_Aim of the exercise_.
Repeat the listing that follows, character for character, minus the pictures.

_Source excerpt_.

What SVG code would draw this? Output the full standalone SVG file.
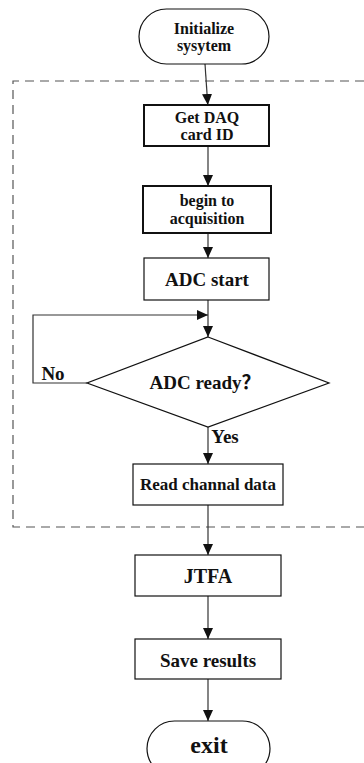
<svg xmlns="http://www.w3.org/2000/svg" width="364" height="763" viewBox="0 0 364 763">
<style>
  text { font-family: "Liberation Serif", "Times New Roman", "Noto Sans CJK SC", serif; font-weight: bold; fill: #111; text-anchor: middle; }
  .box { fill: #fff; stroke: #111; stroke-width: 1.2; }
  .thick { stroke-width: 2; }
  .conn { fill: none; stroke: #333; stroke-width: 1.2; }
  .dash { fill: none; stroke: #555; stroke-width: 1.2; stroke-dasharray: 9 6; }
</style>
<defs>
  <marker id="arrow" markerUnits="userSpaceOnUse" markerWidth="12" markerHeight="12" viewBox="0 0 12 12" refX="11" refY="6" orient="auto">
    <path d="M0,1 L11,6 L0,11 Z" fill="#111"/>
  </marker>
</defs>

<path class="dash" d="M364,81 H13 V527 H364"/>

<g id="connectors">
  <line class="conn" x1="205" y1="64" x2="207.8" y2="105" marker-end="url(#arrow)"/>
  <line class="conn" x1="208" y1="146" x2="208" y2="186" marker-end="url(#arrow)"/>
  <line class="conn" x1="208" y1="233" x2="208" y2="258" marker-end="url(#arrow)"/>
  <line class="conn" x1="208" y1="300" x2="208" y2="337" marker-end="url(#arrow)"/>
  <polyline class="conn" points="87,383 33,383 33,315 208,315" marker-end="url(#arrow)"/>
  <line class="conn" x1="208" y1="427" x2="208" y2="464" marker-end="url(#arrow)"/>
  <line class="conn" x1="208" y1="505" x2="208" y2="555" marker-end="url(#arrow)"/>
  <line class="conn" x1="208" y1="596" x2="208" y2="639" marker-end="url(#arrow)"/>
  <line class="conn" x1="208" y1="679" x2="208" y2="721" marker-end="url(#arrow)"/>
  <text x="53" y="380" font-size="19">No</text>
  <text x="225" y="443" font-size="19">Yes</text>
</g>

<g id="init">
  <rect class="box" x="139" y="9" width="130" height="55" rx="27.5" ry="27.5"/>
  <text x="204" y="34" font-size="16">Initialize</text>
  <text x="204" y="51" font-size="16">sysytem</text>
</g>

<g id="getdaq">
  <rect class="box thick" x="144" y="105" width="125" height="41"/>
  <text x="207" y="123" font-size="16">Get DAQ</text>
  <text x="207" y="140" font-size="16">card ID</text>
</g>

<g id="begin">
  <rect class="box thick" x="143" y="186" width="128" height="47"/>
  <text x="207" y="206" font-size="16">begin to</text>
  <text x="207" y="224" font-size="16">acquisition</text>
</g>

<g id="adcstart">
  <rect class="box" stroke-width="1.5" x="144" y="258" width="125" height="42"/>
  <text x="207" y="286" font-size="19">ADC start</text>
</g>

<g id="adcready">
  <polygon class="box" stroke-width="1" points="208,337 329,383 208,427 87,383"/>
  <text x="205" y="389" font-size="19">ADC ready？</text>
</g>

<g id="read">
  <rect class="box" x="133" y="464" width="150" height="41"/>
  <text x="208" y="490" font-size="17">Read channal data</text>
</g>

<g id="jtfa">
  <rect class="box" x="135" y="555" width="146" height="41"/>
  <text x="208" y="583" font-size="20">JTFA</text>
</g>

<g id="save">
  <rect class="box" x="135" y="639" width="146" height="40"/>
  <text x="208" y="667" font-size="19">Save results</text>
</g>

<g id="exit">
  <rect class="box" x="147" y="721" width="123" height="55" rx="27.5" ry="27.5"/>
  <text x="209" y="753" font-size="24">exit</text>
</g>
</svg>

_Full output_.
What SVG code would draw this? Output the full standalone SVG file.
<svg xmlns="http://www.w3.org/2000/svg" width="364" height="763" viewBox="0 0 364 763">
<style>
  text { font-family: "Liberation Serif", "Times New Roman", "Noto Sans CJK SC", serif; font-weight: bold; fill: #111; text-anchor: middle; }
  .box { fill: #fff; stroke: #111; stroke-width: 1.2; }
  .thick { stroke-width: 2; }
  .conn { fill: none; stroke: #333; stroke-width: 1.2; }
  .dash { fill: none; stroke: #555; stroke-width: 1.2; stroke-dasharray: 9 6; }
</style>
<defs>
  <marker id="arrow" markerUnits="userSpaceOnUse" markerWidth="12" markerHeight="12" viewBox="0 0 12 12" refX="11" refY="6" orient="auto">
    <path d="M0,1 L11,6 L0,11 Z" fill="#111"/>
  </marker>
</defs>

<path class="dash" d="M364,81 H13 V527 H364"/>

<g id="connectors">
  <line class="conn" x1="205" y1="64" x2="207.8" y2="105" marker-end="url(#arrow)"/>
  <line class="conn" x1="208" y1="146" x2="208" y2="186" marker-end="url(#arrow)"/>
  <line class="conn" x1="208" y1="233" x2="208" y2="258" marker-end="url(#arrow)"/>
  <line class="conn" x1="208" y1="300" x2="208" y2="337" marker-end="url(#arrow)"/>
  <polyline class="conn" points="87,383 33,383 33,315 208,315" marker-end="url(#arrow)"/>
  <line class="conn" x1="208" y1="427" x2="208" y2="464" marker-end="url(#arrow)"/>
  <line class="conn" x1="208" y1="505" x2="208" y2="555" marker-end="url(#arrow)"/>
  <line class="conn" x1="208" y1="596" x2="208" y2="639" marker-end="url(#arrow)"/>
  <line class="conn" x1="208" y1="679" x2="208" y2="721" marker-end="url(#arrow)"/>
  <text x="53" y="380" font-size="19">No</text>
  <text x="225" y="443" font-size="19">Yes</text>
</g>

<g id="init">
  <rect class="box" x="139" y="9" width="130" height="55" rx="27.5" ry="27.5"/>
  <text x="204" y="34" font-size="16">Initialize</text>
  <text x="204" y="51" font-size="16">sysytem</text>
</g>

<g id="getdaq">
  <rect class="box thick" x="144" y="105" width="125" height="41"/>
  <text x="207" y="123" font-size="16">Get DAQ</text>
  <text x="207" y="140" font-size="16">card ID</text>
</g>

<g id="begin">
  <rect class="box thick" x="143" y="186" width="128" height="47"/>
  <text x="207" y="206" font-size="16">begin to</text>
  <text x="207" y="224" font-size="16">acquisition</text>
</g>

<g id="adcstart">
  <rect class="box" stroke-width="1.5" x="144" y="258" width="125" height="42"/>
  <text x="207" y="286" font-size="19">ADC start</text>
</g>

<g id="adcready">
  <polygon class="box" stroke-width="1" points="208,337 329,383 208,427 87,383"/>
  <text x="205" y="389" font-size="19">ADC ready？</text>
</g>

<g id="read">
  <rect class="box" x="133" y="464" width="150" height="41"/>
  <text x="208" y="490" font-size="17">Read channal data</text>
</g>

<g id="jtfa">
  <rect class="box" x="135" y="555" width="146" height="41"/>
  <text x="208" y="583" font-size="20">JTFA</text>
</g>

<g id="save">
  <rect class="box" x="135" y="639" width="146" height="40"/>
  <text x="208" y="667" font-size="19">Save results</text>
</g>

<g id="exit">
  <rect class="box" x="147" y="721" width="123" height="55" rx="27.5" ry="27.5"/>
  <text x="209" y="753" font-size="24">exit</text>
</g>
</svg>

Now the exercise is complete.